#### Direction:
Can you output, word for word, the lines between the one holding "Rebuild this chart" and the one holding "return fig.add_axes([x0 /", inclusive, leaving out any pictures?

[Source code of charts]
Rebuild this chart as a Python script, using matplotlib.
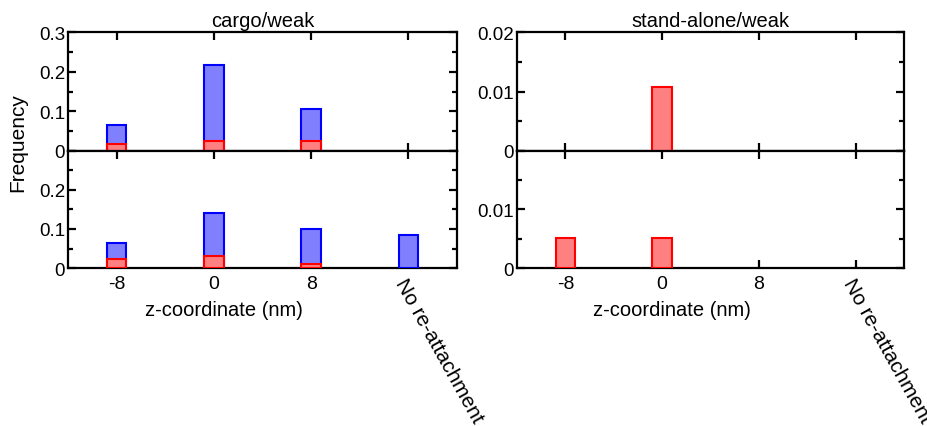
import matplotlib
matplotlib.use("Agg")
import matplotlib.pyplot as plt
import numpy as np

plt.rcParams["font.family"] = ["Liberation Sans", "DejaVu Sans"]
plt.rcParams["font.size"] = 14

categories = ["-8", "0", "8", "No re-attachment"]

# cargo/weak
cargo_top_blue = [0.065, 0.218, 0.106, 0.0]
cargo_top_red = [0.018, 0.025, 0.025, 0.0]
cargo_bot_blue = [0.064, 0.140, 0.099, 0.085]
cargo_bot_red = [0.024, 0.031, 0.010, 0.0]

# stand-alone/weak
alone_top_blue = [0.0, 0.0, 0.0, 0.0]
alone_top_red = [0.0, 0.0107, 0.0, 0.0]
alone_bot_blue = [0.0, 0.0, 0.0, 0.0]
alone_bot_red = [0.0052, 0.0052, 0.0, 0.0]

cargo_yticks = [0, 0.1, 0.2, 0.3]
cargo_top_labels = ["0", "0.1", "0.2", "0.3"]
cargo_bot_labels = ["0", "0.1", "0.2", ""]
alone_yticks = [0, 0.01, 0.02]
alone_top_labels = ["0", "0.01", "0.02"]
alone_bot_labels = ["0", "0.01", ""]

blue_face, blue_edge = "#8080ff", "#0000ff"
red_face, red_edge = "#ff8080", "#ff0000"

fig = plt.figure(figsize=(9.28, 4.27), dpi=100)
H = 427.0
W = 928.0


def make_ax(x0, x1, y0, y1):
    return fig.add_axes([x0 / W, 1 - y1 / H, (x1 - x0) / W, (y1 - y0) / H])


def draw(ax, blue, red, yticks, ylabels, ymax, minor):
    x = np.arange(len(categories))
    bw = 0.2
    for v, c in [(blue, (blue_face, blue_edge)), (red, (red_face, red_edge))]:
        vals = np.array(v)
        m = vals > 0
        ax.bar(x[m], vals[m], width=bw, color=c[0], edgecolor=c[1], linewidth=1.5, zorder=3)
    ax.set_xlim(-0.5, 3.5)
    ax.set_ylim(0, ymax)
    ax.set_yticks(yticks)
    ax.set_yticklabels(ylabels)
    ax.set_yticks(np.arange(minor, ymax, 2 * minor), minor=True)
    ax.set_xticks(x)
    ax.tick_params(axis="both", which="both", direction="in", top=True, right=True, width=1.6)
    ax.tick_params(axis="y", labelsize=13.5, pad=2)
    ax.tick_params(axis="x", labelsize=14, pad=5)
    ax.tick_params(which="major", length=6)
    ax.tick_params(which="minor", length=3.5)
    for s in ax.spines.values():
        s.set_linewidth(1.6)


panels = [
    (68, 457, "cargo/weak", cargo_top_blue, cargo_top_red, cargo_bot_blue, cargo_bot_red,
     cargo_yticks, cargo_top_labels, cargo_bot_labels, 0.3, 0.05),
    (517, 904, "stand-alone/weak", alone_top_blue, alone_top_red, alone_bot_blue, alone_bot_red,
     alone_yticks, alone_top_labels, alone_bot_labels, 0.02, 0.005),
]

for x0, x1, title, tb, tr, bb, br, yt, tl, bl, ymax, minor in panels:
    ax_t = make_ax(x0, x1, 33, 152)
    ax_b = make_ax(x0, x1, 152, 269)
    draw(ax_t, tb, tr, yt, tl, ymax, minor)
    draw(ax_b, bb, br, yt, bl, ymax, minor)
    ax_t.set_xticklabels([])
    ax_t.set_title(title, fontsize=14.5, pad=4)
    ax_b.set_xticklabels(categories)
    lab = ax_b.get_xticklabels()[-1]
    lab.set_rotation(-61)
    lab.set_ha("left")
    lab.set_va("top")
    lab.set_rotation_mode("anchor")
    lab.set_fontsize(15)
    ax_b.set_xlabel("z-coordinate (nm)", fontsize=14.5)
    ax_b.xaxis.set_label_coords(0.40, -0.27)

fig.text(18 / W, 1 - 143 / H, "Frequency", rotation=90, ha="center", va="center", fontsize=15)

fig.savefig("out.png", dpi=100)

==

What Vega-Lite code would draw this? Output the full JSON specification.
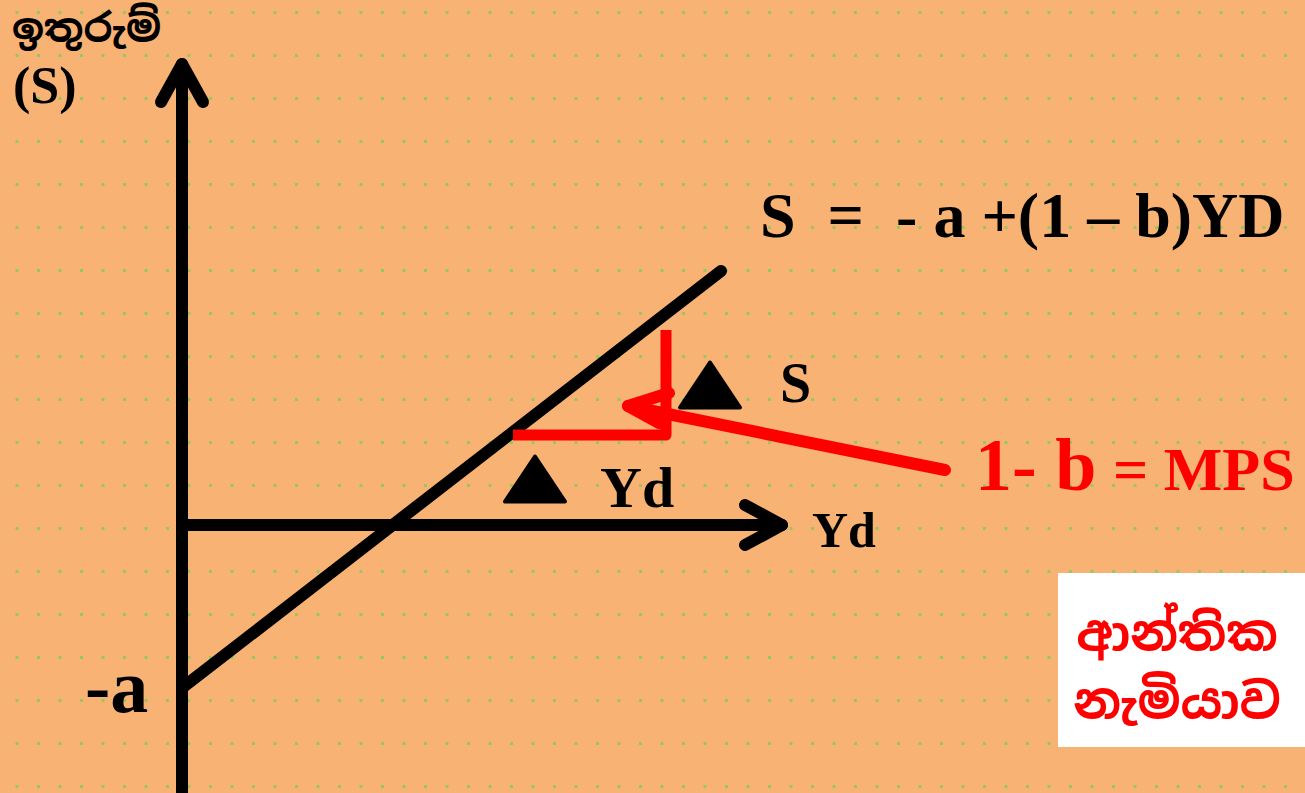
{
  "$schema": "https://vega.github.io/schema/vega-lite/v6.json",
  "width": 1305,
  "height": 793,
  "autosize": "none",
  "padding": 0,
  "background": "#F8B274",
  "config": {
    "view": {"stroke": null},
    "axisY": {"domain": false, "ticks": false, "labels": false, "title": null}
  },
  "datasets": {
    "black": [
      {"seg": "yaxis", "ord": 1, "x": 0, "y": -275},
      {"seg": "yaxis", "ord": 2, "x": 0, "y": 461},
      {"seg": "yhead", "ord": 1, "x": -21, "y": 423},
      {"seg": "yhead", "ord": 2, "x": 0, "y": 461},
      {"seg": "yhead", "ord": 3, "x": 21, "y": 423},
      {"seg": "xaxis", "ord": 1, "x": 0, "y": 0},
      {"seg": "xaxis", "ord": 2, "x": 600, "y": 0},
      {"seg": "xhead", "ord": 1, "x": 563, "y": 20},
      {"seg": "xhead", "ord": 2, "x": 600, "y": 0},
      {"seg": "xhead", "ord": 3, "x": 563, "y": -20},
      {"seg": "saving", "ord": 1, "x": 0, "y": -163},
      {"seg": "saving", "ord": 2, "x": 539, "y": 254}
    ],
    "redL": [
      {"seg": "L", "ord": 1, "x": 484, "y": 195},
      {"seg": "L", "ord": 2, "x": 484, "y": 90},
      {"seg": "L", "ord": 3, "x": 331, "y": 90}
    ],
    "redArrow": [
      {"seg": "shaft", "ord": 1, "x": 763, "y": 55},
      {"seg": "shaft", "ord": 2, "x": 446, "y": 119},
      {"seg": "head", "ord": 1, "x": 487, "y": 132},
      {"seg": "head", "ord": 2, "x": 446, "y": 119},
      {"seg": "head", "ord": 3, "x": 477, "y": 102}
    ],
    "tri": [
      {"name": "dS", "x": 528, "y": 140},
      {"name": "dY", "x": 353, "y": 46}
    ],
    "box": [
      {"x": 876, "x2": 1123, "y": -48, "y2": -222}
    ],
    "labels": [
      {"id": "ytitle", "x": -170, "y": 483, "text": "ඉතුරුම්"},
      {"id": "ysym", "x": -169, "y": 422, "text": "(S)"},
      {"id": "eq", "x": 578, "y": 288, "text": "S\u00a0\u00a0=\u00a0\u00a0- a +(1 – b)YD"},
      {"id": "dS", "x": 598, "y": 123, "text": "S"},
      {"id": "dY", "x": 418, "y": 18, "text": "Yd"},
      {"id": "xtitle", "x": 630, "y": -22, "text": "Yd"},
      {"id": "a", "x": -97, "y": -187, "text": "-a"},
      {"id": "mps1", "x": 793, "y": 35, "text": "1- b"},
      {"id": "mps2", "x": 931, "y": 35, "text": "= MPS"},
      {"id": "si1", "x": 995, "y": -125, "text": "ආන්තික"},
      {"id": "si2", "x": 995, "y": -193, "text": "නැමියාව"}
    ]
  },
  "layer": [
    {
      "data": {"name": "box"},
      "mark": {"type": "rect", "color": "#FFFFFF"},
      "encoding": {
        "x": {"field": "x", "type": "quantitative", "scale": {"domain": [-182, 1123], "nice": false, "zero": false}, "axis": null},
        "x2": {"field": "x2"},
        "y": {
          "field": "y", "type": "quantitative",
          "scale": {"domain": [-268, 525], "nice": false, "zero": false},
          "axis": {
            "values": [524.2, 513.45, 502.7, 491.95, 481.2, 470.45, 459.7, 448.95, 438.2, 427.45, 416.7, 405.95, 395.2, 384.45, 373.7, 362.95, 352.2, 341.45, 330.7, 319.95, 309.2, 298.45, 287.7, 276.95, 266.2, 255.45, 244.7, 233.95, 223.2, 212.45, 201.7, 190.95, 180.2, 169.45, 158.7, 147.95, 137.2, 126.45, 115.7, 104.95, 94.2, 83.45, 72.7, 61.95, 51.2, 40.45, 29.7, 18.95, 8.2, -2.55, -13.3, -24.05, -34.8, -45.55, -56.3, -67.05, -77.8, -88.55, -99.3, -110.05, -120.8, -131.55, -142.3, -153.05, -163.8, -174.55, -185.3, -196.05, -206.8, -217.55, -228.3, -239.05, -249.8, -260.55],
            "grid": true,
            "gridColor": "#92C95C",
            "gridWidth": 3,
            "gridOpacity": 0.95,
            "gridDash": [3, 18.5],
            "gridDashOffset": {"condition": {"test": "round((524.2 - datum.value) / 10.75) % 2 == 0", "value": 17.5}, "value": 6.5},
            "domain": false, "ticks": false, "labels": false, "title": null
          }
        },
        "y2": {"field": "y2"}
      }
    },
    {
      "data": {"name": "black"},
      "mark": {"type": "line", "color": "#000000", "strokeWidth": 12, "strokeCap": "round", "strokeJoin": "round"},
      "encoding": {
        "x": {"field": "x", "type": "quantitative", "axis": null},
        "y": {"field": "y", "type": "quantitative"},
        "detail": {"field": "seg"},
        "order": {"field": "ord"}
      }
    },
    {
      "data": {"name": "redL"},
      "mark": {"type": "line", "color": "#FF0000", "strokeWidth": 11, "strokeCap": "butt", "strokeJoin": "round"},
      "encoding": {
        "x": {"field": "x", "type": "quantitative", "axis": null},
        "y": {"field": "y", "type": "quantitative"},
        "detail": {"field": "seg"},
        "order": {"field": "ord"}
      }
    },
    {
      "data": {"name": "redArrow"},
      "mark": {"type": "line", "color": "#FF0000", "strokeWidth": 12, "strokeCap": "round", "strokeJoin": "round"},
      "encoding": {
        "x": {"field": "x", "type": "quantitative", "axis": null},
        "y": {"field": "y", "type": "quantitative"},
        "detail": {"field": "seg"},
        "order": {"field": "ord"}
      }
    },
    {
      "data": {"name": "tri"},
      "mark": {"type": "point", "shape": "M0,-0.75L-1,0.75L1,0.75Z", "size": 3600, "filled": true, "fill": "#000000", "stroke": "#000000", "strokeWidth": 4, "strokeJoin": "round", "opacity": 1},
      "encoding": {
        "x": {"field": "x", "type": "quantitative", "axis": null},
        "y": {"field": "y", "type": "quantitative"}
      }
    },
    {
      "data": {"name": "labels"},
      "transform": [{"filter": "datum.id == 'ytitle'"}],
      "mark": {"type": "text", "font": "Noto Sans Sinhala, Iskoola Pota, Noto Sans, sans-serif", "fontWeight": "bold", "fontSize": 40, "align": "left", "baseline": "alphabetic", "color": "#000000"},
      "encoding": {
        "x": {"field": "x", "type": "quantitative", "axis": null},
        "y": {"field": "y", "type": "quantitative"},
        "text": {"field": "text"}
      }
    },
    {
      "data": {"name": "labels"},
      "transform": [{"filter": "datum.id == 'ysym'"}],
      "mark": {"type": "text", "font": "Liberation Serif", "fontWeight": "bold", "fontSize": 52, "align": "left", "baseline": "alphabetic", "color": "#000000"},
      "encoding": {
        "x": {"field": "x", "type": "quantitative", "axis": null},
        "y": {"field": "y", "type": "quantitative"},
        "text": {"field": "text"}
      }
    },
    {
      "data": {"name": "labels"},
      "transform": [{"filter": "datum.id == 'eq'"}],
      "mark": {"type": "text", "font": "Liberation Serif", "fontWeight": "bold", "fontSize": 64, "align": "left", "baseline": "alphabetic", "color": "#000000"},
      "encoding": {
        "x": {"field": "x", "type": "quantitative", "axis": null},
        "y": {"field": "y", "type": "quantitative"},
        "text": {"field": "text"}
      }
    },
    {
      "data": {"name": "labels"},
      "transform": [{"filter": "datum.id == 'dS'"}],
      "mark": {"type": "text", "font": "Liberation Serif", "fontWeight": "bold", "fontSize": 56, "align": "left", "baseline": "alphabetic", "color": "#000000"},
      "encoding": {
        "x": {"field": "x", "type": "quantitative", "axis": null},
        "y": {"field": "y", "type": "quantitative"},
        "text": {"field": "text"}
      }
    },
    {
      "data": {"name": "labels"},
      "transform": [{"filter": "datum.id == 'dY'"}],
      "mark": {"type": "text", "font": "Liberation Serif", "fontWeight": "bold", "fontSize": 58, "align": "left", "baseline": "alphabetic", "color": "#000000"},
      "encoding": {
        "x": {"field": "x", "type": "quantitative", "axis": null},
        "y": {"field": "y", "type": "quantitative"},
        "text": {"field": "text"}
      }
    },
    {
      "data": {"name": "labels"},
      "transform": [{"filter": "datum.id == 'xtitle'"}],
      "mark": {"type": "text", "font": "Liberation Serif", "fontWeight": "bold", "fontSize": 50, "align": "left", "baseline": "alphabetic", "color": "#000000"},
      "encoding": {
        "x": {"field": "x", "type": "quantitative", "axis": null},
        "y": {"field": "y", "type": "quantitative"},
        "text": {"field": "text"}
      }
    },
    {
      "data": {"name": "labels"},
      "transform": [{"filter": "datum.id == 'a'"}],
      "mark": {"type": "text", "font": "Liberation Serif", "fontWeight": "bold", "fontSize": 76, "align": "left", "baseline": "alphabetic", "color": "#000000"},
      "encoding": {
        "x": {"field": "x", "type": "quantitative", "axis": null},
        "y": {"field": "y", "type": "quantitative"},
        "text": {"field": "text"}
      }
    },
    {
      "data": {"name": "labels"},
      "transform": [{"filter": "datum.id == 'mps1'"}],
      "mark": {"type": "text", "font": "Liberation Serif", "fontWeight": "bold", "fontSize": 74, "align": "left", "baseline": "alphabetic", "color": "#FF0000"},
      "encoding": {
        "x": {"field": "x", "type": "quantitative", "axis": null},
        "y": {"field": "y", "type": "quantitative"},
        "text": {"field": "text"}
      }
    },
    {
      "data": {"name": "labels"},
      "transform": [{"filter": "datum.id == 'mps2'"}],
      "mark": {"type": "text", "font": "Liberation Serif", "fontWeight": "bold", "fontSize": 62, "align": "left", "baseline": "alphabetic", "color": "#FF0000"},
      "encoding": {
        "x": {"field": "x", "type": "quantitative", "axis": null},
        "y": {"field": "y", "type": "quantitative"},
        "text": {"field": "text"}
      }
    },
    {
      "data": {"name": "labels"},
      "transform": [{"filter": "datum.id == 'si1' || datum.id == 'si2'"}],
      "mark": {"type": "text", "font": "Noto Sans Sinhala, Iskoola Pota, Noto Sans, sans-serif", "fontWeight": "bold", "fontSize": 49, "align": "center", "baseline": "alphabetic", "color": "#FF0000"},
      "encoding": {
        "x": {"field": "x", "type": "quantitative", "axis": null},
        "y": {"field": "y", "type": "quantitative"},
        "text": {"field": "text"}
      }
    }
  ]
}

#### Exercise result:
Rebuild this chart as a Python script, using matplotlib.
import matplotlib
matplotlib.use("Agg")
import matplotlib.pyplot as plt
import numpy as np

plt.rcParams["font.family"] = ["Liberation Sans", "DejaVu Sans"]
plt.rcParams["font.size"] = 14

categories = ["-8", "0", "8", "No re-attachment"]

# cargo/weak
cargo_top_blue = [0.065, 0.218, 0.106, 0.0]
cargo_top_red = [0.018, 0.025, 0.025, 0.0]
cargo_bot_blue = [0.064, 0.140, 0.099, 0.085]
cargo_bot_red = [0.024, 0.031, 0.010, 0.0]

# stand-alone/weak
alone_top_blue = [0.0, 0.0, 0.0, 0.0]
alone_top_red = [0.0, 0.0107, 0.0, 0.0]
alone_bot_blue = [0.0, 0.0, 0.0, 0.0]
alone_bot_red = [0.0052, 0.0052, 0.0, 0.0]

cargo_yticks = [0, 0.1, 0.2, 0.3]
cargo_top_labels = ["0", "0.1", "0.2", "0.3"]
cargo_bot_labels = ["0", "0.1", "0.2", ""]
alone_yticks = [0, 0.01, 0.02]
alone_top_labels = ["0", "0.01", "0.02"]
alone_bot_labels = ["0", "0.01", ""]

blue_face, blue_edge = "#8080ff", "#0000ff"
red_face, red_edge = "#ff8080", "#ff0000"

fig = plt.figure(figsize=(9.28, 4.27), dpi=100)
H = 427.0
W = 928.0


def make_ax(x0, x1, y0, y1):
    return fig.add_axes([x0 / W, 1 - y1 / H, (x1 - x0) / W, (y1 - y0) / H])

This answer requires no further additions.